**Aim:** From the very first line of the data to the line containing "const yTicks = [0, 0.2, 0.4, 0.6, 0.8, 1.0];", retype everything exactly, leaving the pictures behind.

**Listed records:**
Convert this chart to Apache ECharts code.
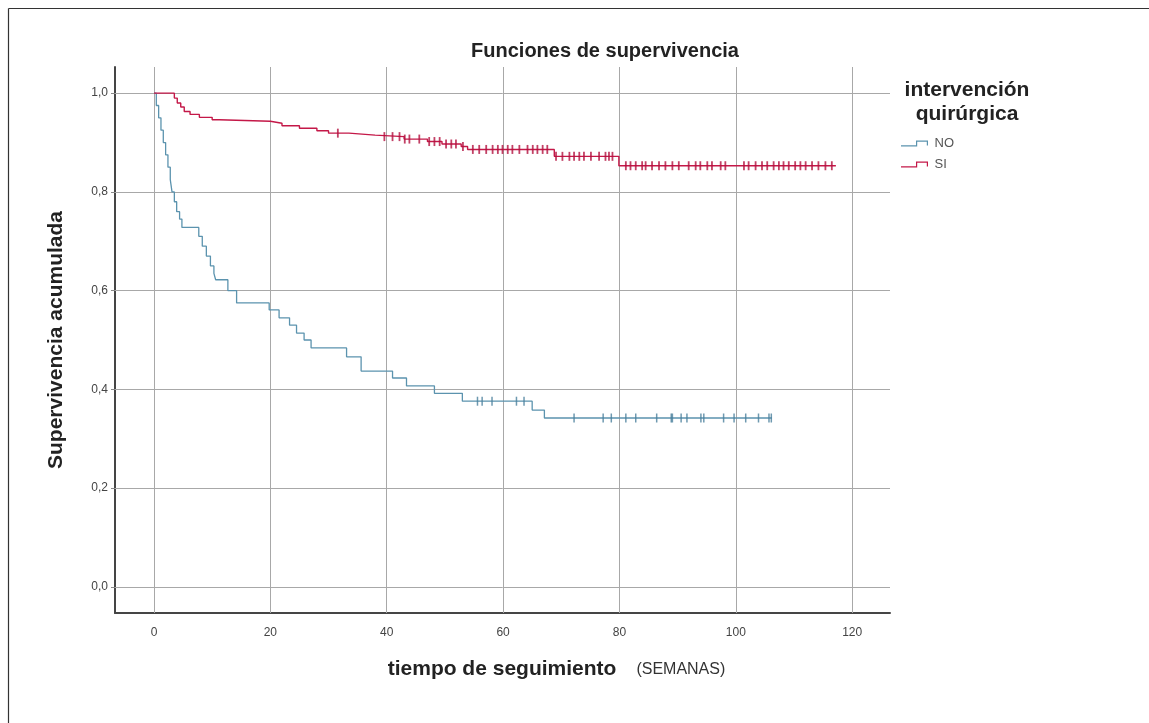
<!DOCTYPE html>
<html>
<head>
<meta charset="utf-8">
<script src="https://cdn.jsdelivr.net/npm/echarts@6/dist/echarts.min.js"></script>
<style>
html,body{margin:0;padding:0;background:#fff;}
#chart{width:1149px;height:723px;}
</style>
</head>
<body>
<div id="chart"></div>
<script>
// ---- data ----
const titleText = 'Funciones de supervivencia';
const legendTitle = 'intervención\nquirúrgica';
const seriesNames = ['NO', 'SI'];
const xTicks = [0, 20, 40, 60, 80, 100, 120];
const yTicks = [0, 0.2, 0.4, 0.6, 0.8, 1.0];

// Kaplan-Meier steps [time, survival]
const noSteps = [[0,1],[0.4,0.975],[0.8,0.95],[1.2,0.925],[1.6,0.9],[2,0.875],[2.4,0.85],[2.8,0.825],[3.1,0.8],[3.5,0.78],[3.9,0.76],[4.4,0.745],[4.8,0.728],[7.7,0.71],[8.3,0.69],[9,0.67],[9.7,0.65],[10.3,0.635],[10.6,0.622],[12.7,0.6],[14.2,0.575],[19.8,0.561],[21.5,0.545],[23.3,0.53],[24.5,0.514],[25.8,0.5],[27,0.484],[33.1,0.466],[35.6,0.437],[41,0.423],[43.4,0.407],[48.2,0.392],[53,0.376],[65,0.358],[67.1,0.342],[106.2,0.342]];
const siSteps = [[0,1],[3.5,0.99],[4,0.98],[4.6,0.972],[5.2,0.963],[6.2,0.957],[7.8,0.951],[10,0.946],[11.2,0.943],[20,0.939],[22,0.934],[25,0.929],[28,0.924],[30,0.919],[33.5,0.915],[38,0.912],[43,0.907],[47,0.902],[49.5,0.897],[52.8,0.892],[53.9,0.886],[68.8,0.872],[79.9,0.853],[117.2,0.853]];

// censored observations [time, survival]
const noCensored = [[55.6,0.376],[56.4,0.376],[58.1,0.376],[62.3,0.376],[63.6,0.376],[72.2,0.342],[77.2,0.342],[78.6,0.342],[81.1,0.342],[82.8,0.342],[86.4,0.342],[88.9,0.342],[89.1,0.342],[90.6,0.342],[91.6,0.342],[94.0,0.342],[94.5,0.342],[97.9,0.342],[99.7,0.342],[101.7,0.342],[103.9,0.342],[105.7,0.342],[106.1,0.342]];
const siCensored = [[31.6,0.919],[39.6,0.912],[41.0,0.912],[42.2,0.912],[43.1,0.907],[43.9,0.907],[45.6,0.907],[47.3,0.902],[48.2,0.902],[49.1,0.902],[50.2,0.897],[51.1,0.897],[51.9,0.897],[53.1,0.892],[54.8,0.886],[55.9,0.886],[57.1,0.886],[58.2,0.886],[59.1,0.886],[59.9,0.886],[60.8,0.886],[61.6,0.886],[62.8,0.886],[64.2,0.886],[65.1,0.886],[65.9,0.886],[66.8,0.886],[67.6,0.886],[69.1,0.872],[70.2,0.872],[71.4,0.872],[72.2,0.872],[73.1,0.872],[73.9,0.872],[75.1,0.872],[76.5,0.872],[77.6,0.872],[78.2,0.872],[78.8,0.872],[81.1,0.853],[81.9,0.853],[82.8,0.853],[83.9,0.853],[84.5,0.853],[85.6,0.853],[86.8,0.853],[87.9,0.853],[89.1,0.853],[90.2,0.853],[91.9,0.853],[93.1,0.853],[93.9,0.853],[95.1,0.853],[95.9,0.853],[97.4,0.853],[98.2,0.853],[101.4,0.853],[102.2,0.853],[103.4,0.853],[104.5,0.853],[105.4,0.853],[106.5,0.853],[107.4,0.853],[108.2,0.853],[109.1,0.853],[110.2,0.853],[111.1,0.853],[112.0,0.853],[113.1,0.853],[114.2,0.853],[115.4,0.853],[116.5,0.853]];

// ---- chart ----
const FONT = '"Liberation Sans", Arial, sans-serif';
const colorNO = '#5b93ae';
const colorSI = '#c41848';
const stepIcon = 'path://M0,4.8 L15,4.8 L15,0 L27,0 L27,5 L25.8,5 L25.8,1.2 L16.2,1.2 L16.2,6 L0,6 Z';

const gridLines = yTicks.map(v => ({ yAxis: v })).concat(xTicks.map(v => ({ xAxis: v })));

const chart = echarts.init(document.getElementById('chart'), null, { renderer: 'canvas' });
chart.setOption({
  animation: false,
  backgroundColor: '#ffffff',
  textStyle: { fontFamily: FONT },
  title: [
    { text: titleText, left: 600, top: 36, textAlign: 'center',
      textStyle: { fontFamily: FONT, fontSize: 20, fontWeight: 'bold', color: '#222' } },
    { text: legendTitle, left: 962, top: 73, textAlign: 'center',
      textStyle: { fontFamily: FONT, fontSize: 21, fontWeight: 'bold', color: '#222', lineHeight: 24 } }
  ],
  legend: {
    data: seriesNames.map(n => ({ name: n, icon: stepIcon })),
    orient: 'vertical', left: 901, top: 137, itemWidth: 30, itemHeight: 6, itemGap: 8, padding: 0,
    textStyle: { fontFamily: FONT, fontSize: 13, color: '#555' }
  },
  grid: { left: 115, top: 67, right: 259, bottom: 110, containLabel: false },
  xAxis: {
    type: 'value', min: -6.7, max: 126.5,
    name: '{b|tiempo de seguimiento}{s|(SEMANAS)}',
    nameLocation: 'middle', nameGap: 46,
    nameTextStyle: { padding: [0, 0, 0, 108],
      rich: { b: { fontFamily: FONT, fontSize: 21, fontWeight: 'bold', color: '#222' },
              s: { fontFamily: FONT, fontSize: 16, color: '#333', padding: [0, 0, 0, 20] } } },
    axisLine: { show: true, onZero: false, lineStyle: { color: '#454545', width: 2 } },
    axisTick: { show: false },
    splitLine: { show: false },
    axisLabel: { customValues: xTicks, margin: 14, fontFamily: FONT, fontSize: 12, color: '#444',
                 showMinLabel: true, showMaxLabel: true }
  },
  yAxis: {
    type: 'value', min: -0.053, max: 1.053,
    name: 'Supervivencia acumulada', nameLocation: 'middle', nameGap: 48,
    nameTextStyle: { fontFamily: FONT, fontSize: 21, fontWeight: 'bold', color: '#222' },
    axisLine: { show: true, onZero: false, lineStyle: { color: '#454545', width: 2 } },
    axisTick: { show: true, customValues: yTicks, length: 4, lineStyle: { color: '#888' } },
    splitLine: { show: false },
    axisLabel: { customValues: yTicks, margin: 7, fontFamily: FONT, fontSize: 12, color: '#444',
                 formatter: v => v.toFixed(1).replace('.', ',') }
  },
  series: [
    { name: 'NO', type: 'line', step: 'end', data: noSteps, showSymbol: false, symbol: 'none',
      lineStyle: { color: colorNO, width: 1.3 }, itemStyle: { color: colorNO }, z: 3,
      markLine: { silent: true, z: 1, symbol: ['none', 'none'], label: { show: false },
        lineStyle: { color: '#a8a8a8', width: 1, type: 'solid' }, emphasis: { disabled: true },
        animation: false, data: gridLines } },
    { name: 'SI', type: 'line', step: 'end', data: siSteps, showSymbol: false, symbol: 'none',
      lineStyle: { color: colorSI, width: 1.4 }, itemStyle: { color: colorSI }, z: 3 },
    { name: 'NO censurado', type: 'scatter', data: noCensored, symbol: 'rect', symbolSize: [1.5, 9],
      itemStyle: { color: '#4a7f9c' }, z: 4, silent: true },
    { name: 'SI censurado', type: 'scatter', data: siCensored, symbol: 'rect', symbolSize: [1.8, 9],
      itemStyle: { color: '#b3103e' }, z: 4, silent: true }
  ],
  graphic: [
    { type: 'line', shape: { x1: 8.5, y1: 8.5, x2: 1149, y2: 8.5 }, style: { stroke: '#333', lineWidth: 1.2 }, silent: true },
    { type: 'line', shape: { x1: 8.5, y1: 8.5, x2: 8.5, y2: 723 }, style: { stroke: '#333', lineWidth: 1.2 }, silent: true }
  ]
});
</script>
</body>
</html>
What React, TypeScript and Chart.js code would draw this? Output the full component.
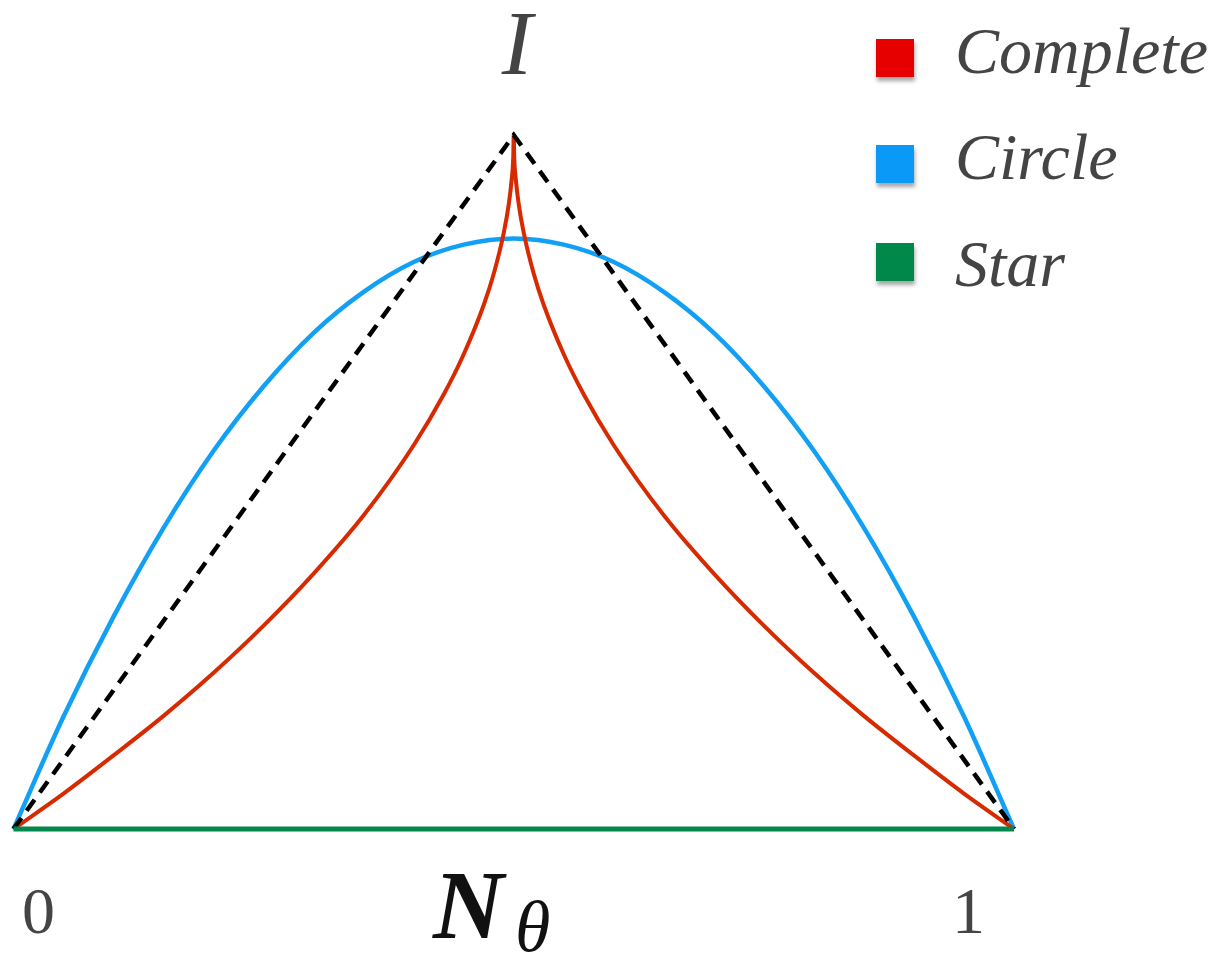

**Exercise solution:**
Convert this chart to Apache ECharts code.
<!DOCTYPE html>
<html>
<head>
<meta charset="utf-8">
<script src="https://cdn.jsdelivr.net/npm/echarts@6/dist/echarts.min.js"></script>
<style>
html,body{margin:0;padding:0;background:#fff;}
#chart{width:1149px;height:723px;}
</style>
</head>
<body>
<div id="chart"></div>
<script>
// ---- data ----
const titleText = 'Funciones de supervivencia';
const legendTitle = 'intervención\nquirúrgica';
const seriesNames = ['NO', 'SI'];
const xTicks = [0, 20, 40, 60, 80, 100, 120];
const yTicks = [0, 0.2, 0.4, 0.6, 0.8, 1.0];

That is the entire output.